*Data block*.
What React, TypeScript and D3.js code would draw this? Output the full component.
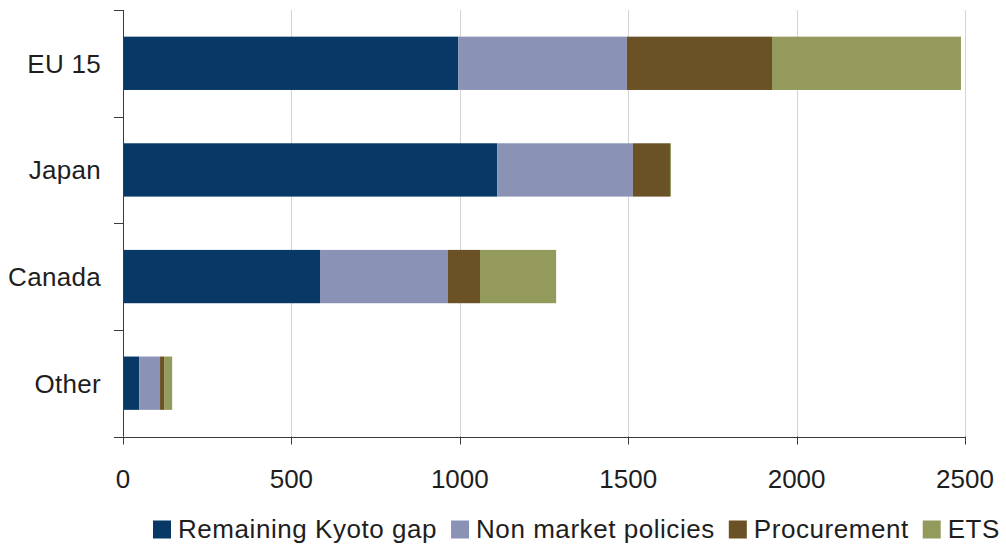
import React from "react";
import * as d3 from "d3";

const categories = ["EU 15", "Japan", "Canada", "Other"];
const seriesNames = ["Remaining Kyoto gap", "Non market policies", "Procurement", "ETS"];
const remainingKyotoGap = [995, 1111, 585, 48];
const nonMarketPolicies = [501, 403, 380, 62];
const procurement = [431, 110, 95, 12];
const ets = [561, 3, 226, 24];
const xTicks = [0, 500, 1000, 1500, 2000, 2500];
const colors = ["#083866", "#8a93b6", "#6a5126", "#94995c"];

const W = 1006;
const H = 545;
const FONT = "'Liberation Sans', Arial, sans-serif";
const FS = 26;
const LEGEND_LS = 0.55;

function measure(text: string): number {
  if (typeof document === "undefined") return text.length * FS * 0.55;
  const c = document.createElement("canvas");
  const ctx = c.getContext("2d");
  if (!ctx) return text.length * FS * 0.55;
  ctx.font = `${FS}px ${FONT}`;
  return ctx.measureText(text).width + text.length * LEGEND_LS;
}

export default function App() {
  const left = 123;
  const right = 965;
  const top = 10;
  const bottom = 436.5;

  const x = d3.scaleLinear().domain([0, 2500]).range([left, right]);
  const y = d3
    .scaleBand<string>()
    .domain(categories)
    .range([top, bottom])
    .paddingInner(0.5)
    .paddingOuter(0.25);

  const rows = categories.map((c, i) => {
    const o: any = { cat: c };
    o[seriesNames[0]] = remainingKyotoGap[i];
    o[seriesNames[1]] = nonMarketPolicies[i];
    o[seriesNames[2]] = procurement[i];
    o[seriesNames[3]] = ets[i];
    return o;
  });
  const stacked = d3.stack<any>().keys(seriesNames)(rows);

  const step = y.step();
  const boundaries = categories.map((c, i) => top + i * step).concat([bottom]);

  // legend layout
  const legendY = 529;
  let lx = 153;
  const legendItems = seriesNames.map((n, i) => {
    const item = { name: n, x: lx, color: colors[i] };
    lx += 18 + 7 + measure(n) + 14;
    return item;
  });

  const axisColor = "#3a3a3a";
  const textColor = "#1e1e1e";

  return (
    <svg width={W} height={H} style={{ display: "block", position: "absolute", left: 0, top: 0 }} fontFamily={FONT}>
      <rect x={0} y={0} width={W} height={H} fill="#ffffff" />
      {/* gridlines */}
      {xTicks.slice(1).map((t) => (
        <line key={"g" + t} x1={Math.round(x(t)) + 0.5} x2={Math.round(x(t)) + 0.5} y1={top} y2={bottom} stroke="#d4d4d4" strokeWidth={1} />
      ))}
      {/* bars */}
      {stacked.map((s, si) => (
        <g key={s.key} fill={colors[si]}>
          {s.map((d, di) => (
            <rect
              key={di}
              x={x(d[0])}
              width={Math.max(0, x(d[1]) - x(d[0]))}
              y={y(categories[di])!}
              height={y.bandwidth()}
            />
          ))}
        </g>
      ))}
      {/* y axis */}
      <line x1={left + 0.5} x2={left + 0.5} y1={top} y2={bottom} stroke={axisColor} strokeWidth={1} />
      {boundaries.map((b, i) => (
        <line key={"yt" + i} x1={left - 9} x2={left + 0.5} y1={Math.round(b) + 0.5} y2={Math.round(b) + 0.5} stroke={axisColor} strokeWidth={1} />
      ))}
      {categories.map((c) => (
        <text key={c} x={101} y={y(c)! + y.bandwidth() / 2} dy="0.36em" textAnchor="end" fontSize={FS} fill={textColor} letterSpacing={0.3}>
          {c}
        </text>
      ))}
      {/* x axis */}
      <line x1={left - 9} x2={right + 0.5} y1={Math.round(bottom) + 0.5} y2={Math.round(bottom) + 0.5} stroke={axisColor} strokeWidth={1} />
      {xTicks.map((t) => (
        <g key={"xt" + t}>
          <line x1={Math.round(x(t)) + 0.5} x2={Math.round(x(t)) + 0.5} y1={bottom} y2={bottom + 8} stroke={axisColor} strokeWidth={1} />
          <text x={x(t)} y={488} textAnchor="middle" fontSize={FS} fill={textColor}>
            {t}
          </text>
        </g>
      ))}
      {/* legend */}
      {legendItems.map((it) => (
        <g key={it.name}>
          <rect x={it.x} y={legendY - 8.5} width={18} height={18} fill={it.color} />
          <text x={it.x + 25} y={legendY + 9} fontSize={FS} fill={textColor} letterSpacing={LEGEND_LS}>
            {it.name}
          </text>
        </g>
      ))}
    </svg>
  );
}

*Problem statement*.
Repeat only the lines from the beginning of the material through the line containing "const LEGEND_LS = 0.55;", both ends kept, leaving pictures out.

*Exercise result*.
What React, TypeScript and D3.js code would draw this? Output the full component.
import React from "react";
import * as d3 from "d3";

const categories = ["EU 15", "Japan", "Canada", "Other"];
const seriesNames = ["Remaining Kyoto gap", "Non market policies", "Procurement", "ETS"];
const remainingKyotoGap = [995, 1111, 585, 48];
const nonMarketPolicies = [501, 403, 380, 62];
const procurement = [431, 110, 95, 12];
const ets = [561, 3, 226, 24];
const xTicks = [0, 500, 1000, 1500, 2000, 2500];
const colors = ["#083866", "#8a93b6", "#6a5126", "#94995c"];

const W = 1006;
const H = 545;
const FONT = "'Liberation Sans', Arial, sans-serif";
const FS = 26;
const LEGEND_LS = 0.55;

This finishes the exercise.